Adaptive Computation in Neural Networks

Modern neural networks operate with fixed computational budgets, but what if they could dynamically allocate compute based on the complexity of the input? This post explores adaptive computation mechanisms that could revolutionize how we think about neural network efficiency.

The Fixed Computation Problem

Traditional neural networks process every input through the same computational graph, regardless of whether the input is a simple pattern that could be recognized quickly or a complex scene requiring deep analysis. This leads to significant inefficiencies.

Consider the fundamental trade-off between accuracy and computational cost. For a neural network \( f_\theta \), we can define the computational cost as \( C(x) \) for input \( x \). The goal is to minimize:

\mathcal{L} = \mathbb{E}_{(x,y) \sim \mathcal{D}} \left[ \ell(f_\theta(x), y) + \lambda C(x) \right]

Where \( \lambda \) controls the trade-off between accuracy and efficiency. This formulation leads us to interesting questions about how agents should reason about their own computational processes.

Early Exit Networks

One promising approach to adaptive computation is through early exit networks, where the model can terminate computation early if it's confident in its prediction. The confidence threshold \( \tau \) determines when to exit:

\text{exit if } \max_i p_i(x) > \tau

This simple heuristic can lead to significant computational savings while maintaining accuracy on easier examples.
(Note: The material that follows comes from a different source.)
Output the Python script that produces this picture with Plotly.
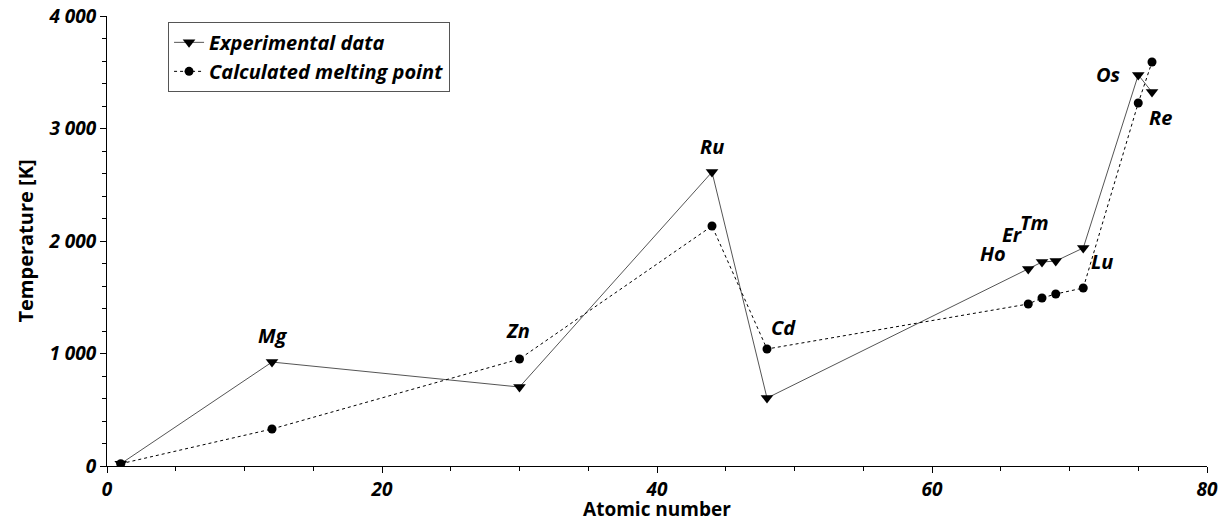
import plotly.graph_objects as go

# Data
atomic_number = [1, 12, 30, 44, 48, 67, 68, 69, 71, 75, 76]
experimental = [20, 924, 702, 2613, 604, 1751, 1813, 1822, 1938, 3476, 3324]
calculated = [20, 329, 951, 2133, 1040, 1440, 1493, 1529, 1582, 3227, 3591]

label_text = ["Mg", "Zn", "Ru", "Cd", "Ho", "Er", "Tm", "Lu", "Os", "Re"]
label_x = [12, 30, 44, 48, 67, 68, 69, 71, 75, 76]
label_anchor_series = ["exp", "calc", "exp", "calc", "exp", "exp", "exp", "calc", "exp", "exp"]
# pixel offsets of label centres from their point (style)
label_dx = [1, -2, 0, 16, -35, -30, -21, 19, -30, 8]
label_dy = [27, 29, 26, 22, 16, 28, 39, 27, 0, -25]

FONT = "Open Sans"

fig = go.Figure()
fig.add_trace(go.Scatter(
    x=atomic_number, y=experimental, mode="lines+markers",
    name="<b><i>Experimental data</i></b>",
    line=dict(color="#555555", width=1),
    marker=dict(symbol="triangle-down", size=11, color="black"),
))
fig.add_trace(go.Scatter(
    x=atomic_number, y=calculated, mode="lines+markers",
    name="<b><i>Calculated melting point</i></b>",
    line=dict(color="black", width=1, dash="3px,3px"),
    marker=dict(symbol="circle", size=9, color="black"),
))

exp_map = dict(zip(atomic_number, experimental))
calc_map = dict(zip(atomic_number, calculated))
for t, xv, s, dx, dy in zip(label_text, label_x, label_anchor_series, label_dx, label_dy):
    yv = exp_map[xv] if s == "exp" else calc_map[xv]
    fig.add_annotation(x=xv, y=yv, text=f"<b><i>{t}</i></b>", showarrow=False,
                       xshift=dx, yshift=dy,
                       font=dict(family=FONT, size=20, color="black"))

axis_common = dict(
    showline=True, linecolor="black", linewidth=1, mirror=False, automargin=False,
    ticks="outside", ticklen=6, tickcolor="black", showgrid=False, zeroline=False,
    ticklabeloverflow="allow",
    tickfont=dict(family=FONT, size=19, color="black", weight="bold", style="italic"),
)

fig.update_layout(
    width=1227, height=522,
    margin=dict(l=107, r=20, t=16, b=56),
    plot_bgcolor="white", paper_bgcolor="white",
    separators=". ",
    font=dict(family=FONT, color="black"),
    xaxis=dict(range=[0, 80], dtick=20, tick0=0,
               minor=dict(dtick=5, ticks="outside", ticklen=4, tickcolor="black"),
               title=dict(text="<b>Atomic number</b>", font=dict(family=FONT, size=19), standoff=3),
               **axis_common),
    yaxis=dict(range=[0, 4000], dtick=1000, tick0=0, separatethousands=True,
               minor=dict(dtick=200, ticks="outside", ticklen=4, tickcolor="black"),
               title=dict(text="<b>Temperature [K]</b>", font=dict(family=FONT, size=20), standoff=9),
               **axis_common),
    legend=dict(x=0.0555, y=0.987, xanchor="left", yanchor="top",
                bordercolor="#555555", borderwidth=1, bgcolor="white",
                font=dict(family=FONT, size=20, color="black"),
                tracegroupgap=0, itemwidth=30),
    showlegend=True,
)

fig.write_html("out.html", config={"displayModeBar": False},
               post_script="document.body.style.margin='0';document.body.style.overflow='hidden';")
However, the challenge lies in learning optimal thresholds that adapt to different types of inputs and contexts.

Adaptive Depth and Width

Beyond early exits, we can consider networks that adaptively choose their depth and width. For instance, a network might decide to use fewer layers for simple inputs:

d^*(x) = \arg\min_d \mathbb{E}\left[ \ell(f_\theta^{(d)}(x), y) + c \cdot d \right]

Where \( f_\theta^{(d)} \) represents the network using \( d \) layers, and \( c \) is the cost per layer.

Meta-Learning for Computational Efficiency

The most interesting direction might be meta-learning approaches where networks learn to reason about their own computation. This connects to my broader research on computational metacognition - how can we build systems that not only solve problems but also optimize how they think about solving problems?

"The future of AI isn't just about building smarter systems, but building systems that are smart about how they use their intelligence."

Experimental Results and Future Directions

Initial experiments with adaptive computation show promising results across various domains:

Image Classification: 30-40% reduction in FLOPs with <1% accuracy loss
Natural Language Processing: Significant speedups on shorter sequences
Reinforcement Learning: Better sample efficiency when agents can choose their thinking time

The key insight is that different problems require different amounts of computation, and intelligent systems should be able to recognize this and adapt accordingly.

Conclusion

Adaptive computation represents a fundamental shift from fixed computational budgets to dynamic resource allocation. This research direction opens up exciting possibilities for building more efficient and intelligent systems that can reason about their own computational processes.

As we continue to push the boundaries of AI capability, the question isn't just "can we solve this problem?" but "how efficiently can we solve it, and how can the system itself learn to be more efficient over time?"